Material |
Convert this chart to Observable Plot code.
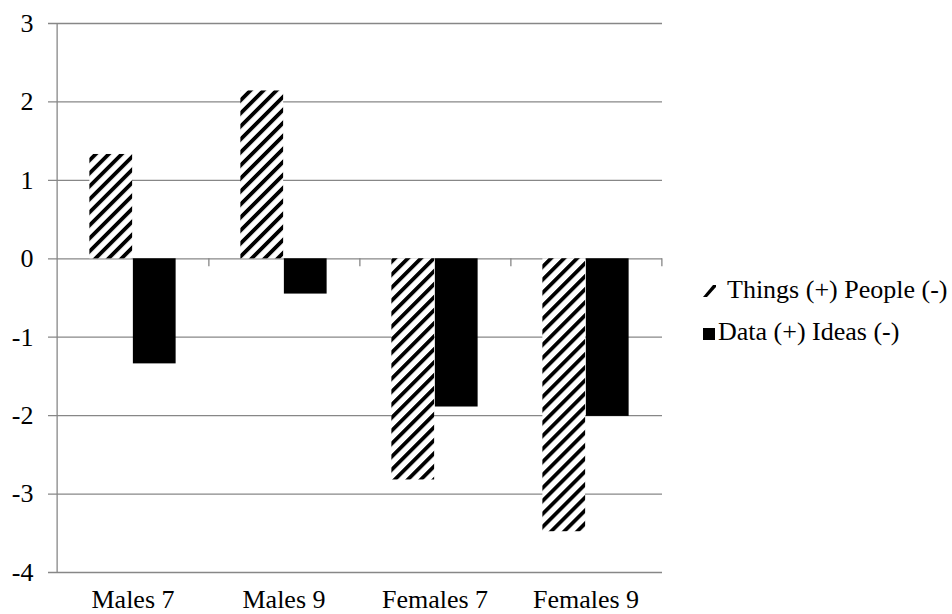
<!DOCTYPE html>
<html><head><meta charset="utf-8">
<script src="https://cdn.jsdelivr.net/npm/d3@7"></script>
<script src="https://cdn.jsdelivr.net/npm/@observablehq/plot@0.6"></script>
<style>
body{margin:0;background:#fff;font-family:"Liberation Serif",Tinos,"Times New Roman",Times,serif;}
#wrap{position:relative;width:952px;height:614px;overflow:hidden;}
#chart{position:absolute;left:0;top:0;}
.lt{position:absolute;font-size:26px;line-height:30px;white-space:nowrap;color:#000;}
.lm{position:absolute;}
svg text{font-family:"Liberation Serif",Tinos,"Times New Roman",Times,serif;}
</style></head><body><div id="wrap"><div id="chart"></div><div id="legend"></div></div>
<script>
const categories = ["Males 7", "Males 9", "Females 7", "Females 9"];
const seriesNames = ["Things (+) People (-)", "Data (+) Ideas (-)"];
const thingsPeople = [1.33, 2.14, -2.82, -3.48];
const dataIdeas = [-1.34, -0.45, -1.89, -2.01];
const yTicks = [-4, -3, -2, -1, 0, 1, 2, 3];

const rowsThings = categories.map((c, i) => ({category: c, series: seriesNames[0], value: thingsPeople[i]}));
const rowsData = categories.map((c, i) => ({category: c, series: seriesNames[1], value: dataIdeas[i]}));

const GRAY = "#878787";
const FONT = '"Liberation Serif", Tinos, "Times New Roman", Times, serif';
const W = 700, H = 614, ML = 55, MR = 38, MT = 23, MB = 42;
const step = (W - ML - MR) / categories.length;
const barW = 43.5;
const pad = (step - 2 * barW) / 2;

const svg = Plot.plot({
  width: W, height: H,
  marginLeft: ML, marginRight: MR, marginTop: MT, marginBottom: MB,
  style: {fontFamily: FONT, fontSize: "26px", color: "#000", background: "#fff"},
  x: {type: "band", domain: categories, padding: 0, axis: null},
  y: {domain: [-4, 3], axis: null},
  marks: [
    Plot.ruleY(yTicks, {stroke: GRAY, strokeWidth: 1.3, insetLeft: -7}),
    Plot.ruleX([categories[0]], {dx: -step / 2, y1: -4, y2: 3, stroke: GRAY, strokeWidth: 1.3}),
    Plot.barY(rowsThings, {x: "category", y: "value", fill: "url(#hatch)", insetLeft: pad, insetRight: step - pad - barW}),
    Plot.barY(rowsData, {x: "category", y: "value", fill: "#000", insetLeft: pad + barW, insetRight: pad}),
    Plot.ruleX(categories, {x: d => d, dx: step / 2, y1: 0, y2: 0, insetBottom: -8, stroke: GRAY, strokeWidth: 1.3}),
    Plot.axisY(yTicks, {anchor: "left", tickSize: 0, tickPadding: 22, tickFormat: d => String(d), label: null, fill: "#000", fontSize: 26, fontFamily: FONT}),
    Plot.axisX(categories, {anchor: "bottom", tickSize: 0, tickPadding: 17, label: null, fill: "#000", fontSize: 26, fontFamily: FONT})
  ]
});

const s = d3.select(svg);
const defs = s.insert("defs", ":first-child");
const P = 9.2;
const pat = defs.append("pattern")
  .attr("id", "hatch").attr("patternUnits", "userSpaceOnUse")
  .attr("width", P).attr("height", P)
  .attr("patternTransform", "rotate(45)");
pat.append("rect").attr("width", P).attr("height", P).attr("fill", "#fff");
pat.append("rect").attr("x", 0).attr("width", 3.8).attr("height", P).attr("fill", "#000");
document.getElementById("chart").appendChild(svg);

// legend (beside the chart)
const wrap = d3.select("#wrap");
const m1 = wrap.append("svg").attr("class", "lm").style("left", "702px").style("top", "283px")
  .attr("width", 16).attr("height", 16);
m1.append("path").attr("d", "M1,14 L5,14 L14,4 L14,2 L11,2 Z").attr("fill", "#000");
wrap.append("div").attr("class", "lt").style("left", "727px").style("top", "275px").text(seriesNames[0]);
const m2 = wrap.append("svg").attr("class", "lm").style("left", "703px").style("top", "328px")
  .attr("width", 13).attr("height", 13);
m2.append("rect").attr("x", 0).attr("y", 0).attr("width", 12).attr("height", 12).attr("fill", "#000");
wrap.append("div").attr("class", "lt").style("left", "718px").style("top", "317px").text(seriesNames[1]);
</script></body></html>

Goal of the exercise | Give the material again exactly as it is, but keep the pictures out.

Task output |
Convert this chart to Observable Plot code.
<!DOCTYPE html>
<html><head><meta charset="utf-8">
<script src="https://cdn.jsdelivr.net/npm/d3@7"></script>
<script src="https://cdn.jsdelivr.net/npm/@observablehq/plot@0.6"></script>
<style>
body{margin:0;background:#fff;font-family:"Liberation Serif",Tinos,"Times New Roman",Times,serif;}
#wrap{position:relative;width:952px;height:614px;overflow:hidden;}
#chart{position:absolute;left:0;top:0;}
.lt{position:absolute;font-size:26px;line-height:30px;white-space:nowrap;color:#000;}
.lm{position:absolute;}
svg text{font-family:"Liberation Serif",Tinos,"Times New Roman",Times,serif;}
</style></head><body><div id="wrap"><div id="chart"></div><div id="legend"></div></div>
<script>
const categories = ["Males 7", "Males 9", "Females 7", "Females 9"];
const seriesNames = ["Things (+) People (-)", "Data (+) Ideas (-)"];
const thingsPeople = [1.33, 2.14, -2.82, -3.48];
const dataIdeas = [-1.34, -0.45, -1.89, -2.01];
const yTicks = [-4, -3, -2, -1, 0, 1, 2, 3];

const rowsThings = categories.map((c, i) => ({category: c, series: seriesNames[0], value: thingsPeople[i]}));
const rowsData = categories.map((c, i) => ({category: c, series: seriesNames[1], value: dataIdeas[i]}));

const GRAY = "#878787";
const FONT = '"Liberation Serif", Tinos, "Times New Roman", Times, serif';
const W = 700, H = 614, ML = 55, MR = 38, MT = 23, MB = 42;
const step = (W - ML - MR) / categories.length;
const barW = 43.5;
const pad = (step - 2 * barW) / 2;

const svg = Plot.plot({
  width: W, height: H,
  marginLeft: ML, marginRight: MR, marginTop: MT, marginBottom: MB,
  style: {fontFamily: FONT, fontSize: "26px", color: "#000", background: "#fff"},
  x: {type: "band", domain: categories, padding: 0, axis: null},
  y: {domain: [-4, 3], axis: null},
  marks: [
    Plot.ruleY(yTicks, {stroke: GRAY, strokeWidth: 1.3, insetLeft: -7}),
    Plot.ruleX([categories[0]], {dx: -step / 2, y1: -4, y2: 3, stroke: GRAY, strokeWidth: 1.3}),
    Plot.barY(rowsThings, {x: "category", y: "value", fill: "url(#hatch)", insetLeft: pad, insetRight: step - pad - barW}),
    Plot.barY(rowsData, {x: "category", y: "value", fill: "#000", insetLeft: pad + barW, insetRight: pad}),
    Plot.ruleX(categories, {x: d => d, dx: step / 2, y1: 0, y2: 0, insetBottom: -8, stroke: GRAY, strokeWidth: 1.3}),
    Plot.axisY(yTicks, {anchor: "left", tickSize: 0, tickPadding: 22, tickFormat: d => String(d), label: null, fill: "#000", fontSize: 26, fontFamily: FONT}),
    Plot.axisX(categories, {anchor: "bottom", tickSize: 0, tickPadding: 17, label: null, fill: "#000", fontSize: 26, fontFamily: FONT})
  ]
});

const s = d3.select(svg);
const defs = s.insert("defs", ":first-child");
const P = 9.2;
const pat = defs.append("pattern")
  .attr("id", "hatch").attr("patternUnits", "userSpaceOnUse")
  .attr("width", P).attr("height", P)
  .attr("patternTransform", "rotate(45)");
pat.append("rect").attr("width", P).attr("height", P).attr("fill", "#fff");
pat.append("rect").attr("x", 0).attr("width", 3.8).attr("height", P).attr("fill", "#000");
document.getElementById("chart").appendChild(svg);

// legend (beside the chart)
const wrap = d3.select("#wrap");
const m1 = wrap.append("svg").attr("class", "lm").style("left", "702px").style("top", "283px")
  .attr("width", 16).attr("height", 16);
m1.append("path").attr("d", "M1,14 L5,14 L14,4 L14,2 L11,2 Z").attr("fill", "#000");
wrap.append("div").attr("class", "lt").style("left", "727px").style("top", "275px").text(seriesNames[0]);
const m2 = wrap.append("svg").attr("class", "lm").style("left", "703px").style("top", "328px")
  .attr("width", 13).attr("height", 13);
m2.append("rect").attr("x", 0).attr("y", 0).attr("width", 12).attr("height", 12).attr("fill", "#000");
wrap.append("div").attr("class", "lt").style("left", "718px").style("top", "317px").text(seriesNames[1]);
</script></body></html>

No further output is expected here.